Entertaining excuses is not grace!

If someone gives you an excuse for something, it means it is not important to them. Excuses are an allowance for the action to come again. It’s saying, “Oh well”. Accepting this is not grace, and when someone gives you one, be careful in your relationship with them/that person. 

A person who makes excuses is not serious about the assignment. Whether that is your friendship or showing up to an event. Save yourself the heartache and be discerning in your selection of friends. 

Note: Not every commonality is a reason to rally! Put yourself first and discern whether this person has a negative impact on your life or adds value.

Adding value to someone’s life does not mean adding money.
and
Someone’s social class is not a way to determine someone’s value.

Some upper-classmen are vampires, just as some lower-classmen are the sweetest and most valuable people out there.

In other words, money and class do not dictate value… Action does!

Don’t be Petty.

Every little thing is not worth an argument or disagreement.

You are going to have to nurture your relationship. This means choosing not to give in to pride.

Life is too short, and if you want to have friendships, you going to have to sacrifice “clapping back” sometimes.

There will be times when you will have to stand up, but it won’t be a matter of pride, but respect.

This is why having an idea of what your values are, is important. Because you will need boundaries. Boundaries are what help and protect you and others in your relationship.

Not being petty also helps in your overall well-being. You cannot control everything everyone says about you. Or what they do.

Trying to get someone to see what you are trying to say can be a waste of time.

Not because you’re not worthy, but because no matter how much you try, you can’t force a horse to drink the water, only bring them to the water.

Don’t let your pride take away what can be happy years. However, if the relationship is leaving you feeling depleted after you just filled your cup, you may need to walk away.

Every situation is different, so listen to your gut, it will help guide you! Sometimes, you may not be able to walk away, but limiting how much you give can be an option. 🤷‍♀️

Forgive Often

We’re humans. Everyone makes mistakes. If you hold a grudge against everyone who did something wrong to you, you may end up alone. 

You don’t have to ignore the pain, but you can learn from it and move on.

Forgiveness is not a matter of forgetting or ignoring what someone did. It’s simply letting go because there’s nothing you can do to change what happens.

When you hold on to something someone did to you, (like miss a very important recital) there will be no room for the new you want to add to your life.

Let’s look at it this way…

You fill your car up with gas. This gas can be all the things you are holding on to in your life. Well, when an opportunity comes up to achieve a goal, you need to add some skills to your gas tank. How can you if you don’t get rid of what you already have?

We all have meters and how you fill yours will determine how far you travel and the overall health of your life.

Forgiveness is not just for the other person.
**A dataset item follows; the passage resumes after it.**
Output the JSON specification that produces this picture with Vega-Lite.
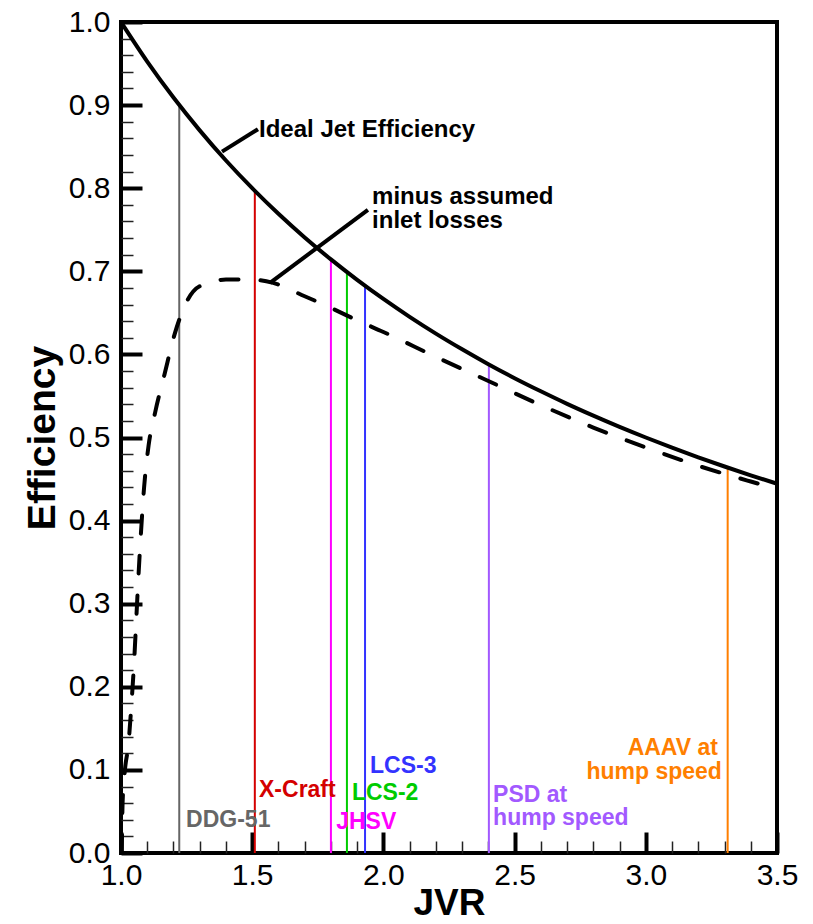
{
  "$schema": "https://vega.github.io/schema/vega-lite/v6.json",
  "width": 656,
  "height": 831,
  "autosize": "none",
  "padding": {"left": 121, "top": 22, "right": 36, "bottom": 71},
  "background": "white",
  "config": {
    "view": {"stroke": "black", "strokeWidth": 4},
    "font": "Liberation Sans",
    "axis": {"grid": false, "domain": false, "labelFont": "Liberation Sans", "titleFont": "Liberation Sans"}
  },
  "datasets": {
    "ideal": [
      {"jvr": 1.0, "eff": 1.0}, {"jvr": 1.1, "eff": 0.9524}, {"jvr": 1.2, "eff": 0.9091},
      {"jvr": 1.3, "eff": 0.8696}, {"jvr": 1.4, "eff": 0.8333}, {"jvr": 1.5, "eff": 0.8},
      {"jvr": 1.6, "eff": 0.7692}, {"jvr": 1.7, "eff": 0.7407}, {"jvr": 1.8, "eff": 0.7143},
      {"jvr": 1.9, "eff": 0.6897}, {"jvr": 2.0, "eff": 0.6667}, {"jvr": 2.1, "eff": 0.6452},
      {"jvr": 2.2, "eff": 0.625}, {"jvr": 2.3, "eff": 0.6061}, {"jvr": 2.4, "eff": 0.5882},
      {"jvr": 2.5, "eff": 0.5714}, {"jvr": 2.6, "eff": 0.5556}, {"jvr": 2.7, "eff": 0.5405},
      {"jvr": 2.8, "eff": 0.5263}, {"jvr": 2.9, "eff": 0.5128}, {"jvr": 3.0, "eff": 0.5},
      {"jvr": 3.1, "eff": 0.4878}, {"jvr": 3.2, "eff": 0.4762}, {"jvr": 3.3, "eff": 0.4651},
      {"jvr": 3.4, "eff": 0.4545}, {"jvr": 3.5, "eff": 0.4444}
    ],
    "losses": [
      {"jvr": 1.003, "eff": 0.0}, {"jvr": 1.006, "eff": 0.06}, {"jvr": 1.015, "eff": 0.10},
      {"jvr": 1.028, "eff": 0.13}, {"jvr": 1.04, "eff": 0.18}, {"jvr": 1.05, "eff": 0.23},
      {"jvr": 1.058, "eff": 0.28}, {"jvr": 1.066, "eff": 0.33}, {"jvr": 1.076, "eff": 0.385},
      {"jvr": 1.088, "eff": 0.44}, {"jvr": 1.105, "eff": 0.49}, {"jvr": 1.13, "eff": 0.53},
      {"jvr": 1.165, "eff": 0.575}, {"jvr": 1.205, "eff": 0.625}, {"jvr": 1.245, "eff": 0.66},
      {"jvr": 1.30, "eff": 0.682}, {"jvr": 1.40, "eff": 0.69}, {"jvr": 1.50, "eff": 0.69},
      {"jvr": 1.58, "eff": 0.686}, {"jvr": 1.70, "eff": 0.670}, {"jvr": 1.80, "eff": 0.656},
      {"jvr": 1.90, "eff": 0.641}, {"jvr": 2.00, "eff": 0.627}, {"jvr": 2.20, "eff": 0.597},
      {"jvr": 2.40, "eff": 0.568}, {"jvr": 2.60, "eff": 0.539}, {"jvr": 2.80, "eff": 0.512},
      {"jvr": 3.00, "eff": 0.488}, {"jvr": 3.20, "eff": 0.466}, {"jvr": 3.40, "eff": 0.447},
      {"jvr": 3.50, "eff": 0.438}
    ],
    "ships": [
      {"ship": "DDG-51", "jvr": 1.222, "eff": 0.900},
      {"ship": "X-Craft", "jvr": 1.51, "eff": 0.797},
      {"ship": "JHSV", "jvr": 1.80, "eff": 0.714},
      {"ship": "LCS-2", "jvr": 1.861, "eff": 0.699},
      {"ship": "LCS-3", "jvr": 1.93, "eff": 0.683},
      {"ship": "PSD", "jvr": 2.402, "eff": 0.588},
      {"ship": "AAAV", "jvr": 3.312, "eff": 0.464}
    ],
    "shipLabels": [
      {"ship": "DDG-51", "jvr": 1.248, "eff": 0.040, "text": "DDG-51"},
      {"ship": "X-Craft", "jvr": 1.526, "eff": 0.076, "text": "X-Craft"},
      {"ship": "JHSV", "jvr": 1.82, "eff": 0.037, "text": "JHSV"},
      {"ship": "LCS-2", "jvr": 1.88, "eff": 0.072, "text": "LCS-2"},
      {"ship": "LCS-3", "jvr": 1.949, "eff": 0.105, "text": "LCS-3"},
      {"ship": "PSD", "jvr": 2.418, "eff": 0.070, "text": "PSD at"},
      {"ship": "PSD", "jvr": 2.418, "eff": 0.042, "text": "hump speed"}
    ],
    "shipLabelsRight": [
      {"ship": "AAAV", "jvr": 3.275, "eff": 0.126, "text": "AAAV at"},
      {"ship": "AAAV", "jvr": 3.29, "eff": 0.097, "text": "hump speed"}
    ],
    "leaders": [
      {"jvr": 1.385, "eff": 0.844, "jvr2": 1.522, "eff2": 0.871},
      {"jvr": 1.568, "eff": 0.686, "jvr2": 1.941, "eff2": 0.774}
    ],
    "notes": [
      {"jvr": 1.526, "eff": 0.870, "text": "Ideal Jet Efficiency"},
      {"jvr": 1.957, "eff": 0.790, "text": "minus assumed"},
      {"jvr": 1.957, "eff": 0.760, "text": "inlet losses"}
    ]
  },
  "layer": [
    {
      "data": {"name": "ships"},
      "mark": {"type": "rule", "strokeWidth": 2},
      "encoding": {
        "x": {"field": "jvr", "type": "quantitative", "scale": {"domain": [1, 3.5], "nice": false, "zero": false},
          "axis": {"orient": "bottom", "values": [1.1, 1.2, 1.3, 1.4, 1.6, 1.7, 1.8, 1.9, 2.1, 2.2, 2.3, 2.4, 2.6, 2.7, 2.8, 2.9, 3.1, 3.2, 3.3, 3.4], "labels": false, "title": null, "tickSize": -12, "tickWidth": 1.5, "tickColor": "#222"}},
        "y": {"field": "eff", "type": "quantitative", "scale": {"domain": [0, 1], "nice": false},
          "axis": {"orient": "left", "values": [0.02, 0.04, 0.06, 0.08, 0.12, 0.14, 0.16, 0.18, 0.22, 0.24, 0.26, 0.28, 0.32, 0.34, 0.36, 0.38, 0.42, 0.44, 0.46, 0.48, 0.52, 0.54, 0.56, 0.58, 0.62, 0.64, 0.66, 0.68, 0.72, 0.74, 0.76, 0.78, 0.82, 0.84, 0.86, 0.88, 0.92, 0.94, 0.96, 0.98], "labels": false, "title": null, "tickSize": -12, "tickWidth": 1.5, "tickColor": "#222"}},
        "y2": {"datum": 0},
        "color": {"field": "ship", "type": "nominal", "legend": null,
          "scale": {"domain": ["DDG-51", "X-Craft", "JHSV", "LCS-2", "LCS-3", "PSD", "AAAV"],
                    "range": ["#666666", "#d40000", "#ff00ff", "#00cc00", "#3333ff", "#a259ff", "#ff7f00"]}}
      }
    },
    {
      "data": {"name": "ideal"},
      "mark": {"type": "line", "color": "black", "strokeWidth": 4, "interpolate": "monotone", "clip": true},
      "encoding": {
        "x": {"field": "jvr", "type": "quantitative",
          "axis": {"orient": "bottom", "values": [1, 1.5, 2, 2.5, 3, 3.5], "format": ".1f", "tickSize": -21, "tickWidth": 4, "tickColor": "black",
            "labelFontSize": 30, "labelColor": "black", "labelPadding": 28, "labelFlush": false, "labelOverlap": false,
            "title": "JVR", "titleFontSize": 37, "titleFontWeight": "bold", "titleColor": "black", "titlePadding": -5}},
        "y": {"field": "eff", "type": "quantitative",
          "axis": {"orient": "left", "values": [0, 0.1, 0.2, 0.3, 0.4, 0.5, 0.6, 0.7, 0.8, 0.9, 1.0], "format": ".1f", "tickSize": -21, "tickWidth": 4, "tickColor": "black",
            "labelFontSize": 30, "labelColor": "black", "labelPadding": 32, "labelFlush": false, "labelOverlap": false,
            "title": "Efficiency", "titleFontSize": 39, "titleFontWeight": "bold", "titleColor": "black", "titlePadding": 6}}
      }
    },
    {
      "data": {"name": "losses"},
      "mark": {"type": "line", "color": "black", "strokeWidth": 4, "strokeDash": [18, 22], "strokeCap": "round", "interpolate": "monotone", "clip": true},
      "encoding": {
        "x": {"field": "jvr", "type": "quantitative", "axis": null},
        "y": {"field": "eff", "type": "quantitative", "axis": null}
      }
    },
    {
      "data": {"name": "leaders"},
      "mark": {"type": "rule", "color": "black", "strokeWidth": 4},
      "encoding": {
        "x": {"field": "jvr", "type": "quantitative", "axis": null},
        "y": {"field": "eff", "type": "quantitative", "axis": null},
        "x2": {"field": "jvr2"},
        "y2": {"field": "eff2"}
      }
    },
    {
      "data": {"name": "notes"},
      "mark": {"type": "text", "align": "left", "baseline": "middle", "fontSize": 24, "fontWeight": "bold", "color": "black", "font": "Liberation Sans"},
      "encoding": {
        "x": {"field": "jvr", "type": "quantitative", "axis": null},
        "y": {"field": "eff", "type": "quantitative", "axis": null},
        "text": {"field": "text"}
      }
    },
    {
      "data": {"name": "shipLabels"},
      "mark": {"type": "text", "align": "left", "baseline": "middle", "fontSize": 23, "fontWeight": "bold", "font": "Liberation Sans"},
      "encoding": {
        "x": {"field": "jvr", "type": "quantitative", "axis": null},
        "y": {"field": "eff", "type": "quantitative", "axis": null},
        "text": {"field": "text"},
        "color": {"field": "ship", "type": "nominal", "legend": null}
      }
    },
    {
      "data": {"name": "shipLabelsRight"},
      "mark": {"type": "text", "align": "right", "baseline": "middle", "fontSize": 23, "fontWeight": "bold", "font": "Liberation Sans"},
      "encoding": {
        "x": {"field": "jvr", "type": "quantitative", "axis": null},
        "y": {"field": "eff", "type": "quantitative", "axis": null},
        "text": {"field": "text"},
        "color": {"field": "ship", "type": "nominal", "legend": null}
      }
    }
  ],
  "resolve": {"axis": {"x": "independent", "y": "independent"}}
}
In fact, the purpose of forgiveness is to set you free. By choosing to let go, you allow your desires, goals, etc. to enter your life.

In Closing,

Honest Communication builds healthy friendships

Life can be lonely if you don’t have the right people in it. This is not to say you can’t live without friendships, but life is so much better when you have a community of people who are there to encourage, support, laugh, and enjoy your life with.

You are not meant to live life alone. But you also do not need to just settle for anyone. Audit your friendships and keep those that make you feel inspired and whole, and not drained by the end of the encounter.

You will also need to ensure you are doing your part and nurturing your friendships. They won’t nurture themselves.

You and your friend will need to be intentional about being friends. This could look like being there for each other, listening while the other speaks, checking in on each other, and more.

You deserve to have healthy and happy friendships. So, make sure you’re doing what you can to be a good friend. A good friend gets a good friend! What you put out; you get back.